Apontando para os emaranhados de fios que convivem com as goteiras, bombas-relógios impossíveis de desativar, a moradora assume: "as gambiarras? a gente tem é medo de um curto(-circuito). Tem casa que tem uma bacia em cima da cama, a chuva bate, tá tudo quebrado, alaga tudo". Edini, "líder da Raio de Luz", contabiliza "140 famílias e cerca de 700 pessoas" habitando os quatro blocos do labirinto que é a ocupação, costurada por becos entre os barracos. Já o Ministério Público do Estado do Ceará (MPCE) aponta 80 famílias, incluindo 57 crianças e adolescentes.

Duas delas são filhas de Rose da Silva, 40, que morava de aluguel, perdeu o emprego e já ocupa um teto forjado pela segunda vez, agora com as pequenas de 6 e 9 anos de idade. "Até hoje, tô lutando pelo Minha Casa, Minha Vida, por uma moradia digna. A nossa situação é precária, e eu tô sofrendo com isso", relata. A primeira ocupação em que viveu, no mesmo bairro, foi retirada pela Prefeitura para a construção de uma creche. Os moradores foram encaminhados para o conjunto habitacional Cidade Jardim. Ela, diz, não conseguiu vaga.

R$ 420
Instituído pela Lei Municipal 10.328, o Programa de Locação Social auxilia mensalmente “famílias atingidas por desastres, que ficarem sem condições para adquirir ou alugar uma moradia segura”. O intuito, diz a Defesa Civil, é “proteção e recuperação da dignidade humana”.

A desocupação da quadra e a "imediata concessão do benefício do Aluguel Social a todas as famílias ocupantes, por tempo indeterminado" foram propostas em Ação Civil Pública impetrada pelo MPCE no último dia 11, por meio da 11ª Promotoria de Justiça Cível especializada em Conflitos Fundiários e Defesa da Habitação.
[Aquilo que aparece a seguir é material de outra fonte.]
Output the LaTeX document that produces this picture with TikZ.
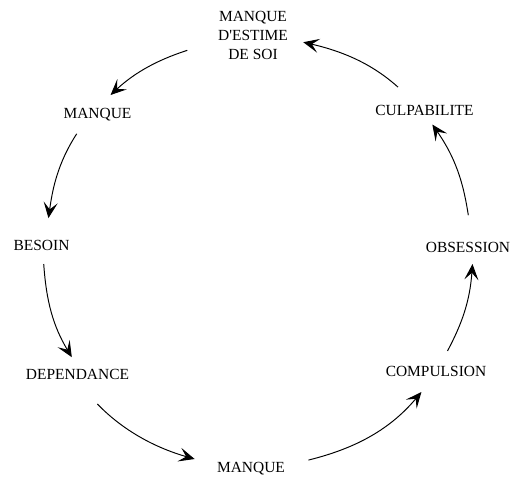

Conforme o órgão, a Secretaria Municipal do Desenvolvimento Habitacional (Habitafor) se comprometeu, em audiência extrajudicial, a atender a demanda dos moradores, "mas limitou-se a declarar que não existem vagas disponíveis para o beneficiamento do Programa de Locação Social".

Providências

Em nota, a Habitafor informou que "a Defesa Civil notificou os proprietários do imóvel acerca das condições do prédio", e que, "apesar de ser uma área privada, a Prefeitura vem acompanhando as famílias com equipes da Coordenadoria de Políticas Comunitárias". Sobre a concessão de aluguel social, solicitada pelo Ministério Público, a Pasta afirma que já "utiliza toda a carga de investimento para essa finalidade".

Já a Defesa Civil declarou que "em novembro foi realizada uma reunião entre o MPCE, Habitafor, Secretaria das Cidades, Escritório de Direitos Humanos Frei Tito e ocupantes", ficando acordado que "a Prefeitura fará levantamento da quantidade de famílias que poderão ser incluídas no Programa de Locação Social". Outro encaminhamento, segundo o órgão, "foi o agendamento de audiência com o proprietário do imóvel que está ocupado, a ONG Childfund Brasil", entidade que já foi alertada sobre os riscos e instada a fazer reparos na estrutura.

De acordo com o MPCE, além da Defesa Civil, a Secretaria de Direitos Humanos e Desenvolvimento Social (SDHDS) visitou o local e constatou "a existência de outras vulnerabilidades sociais, tais como extrema pobreza e insegurança alimentar, constatando a falta de acesso das pessoas residentes do local a direitos básicos".

Em 2014, as famílias que ocupavam o antigo Centro de Desenvolvimento Infantil (CDI) foram removidas pela Prefeitura, articulada com o Governo do Estado, e encaminhadas para o residencial Cidade Jardim, no bairro José Walter. Com a desocupação do local, a gestão municipal construiu um Centro Educação Infantil (CEI), hoje utilizado pelas crianças da nova ocupação.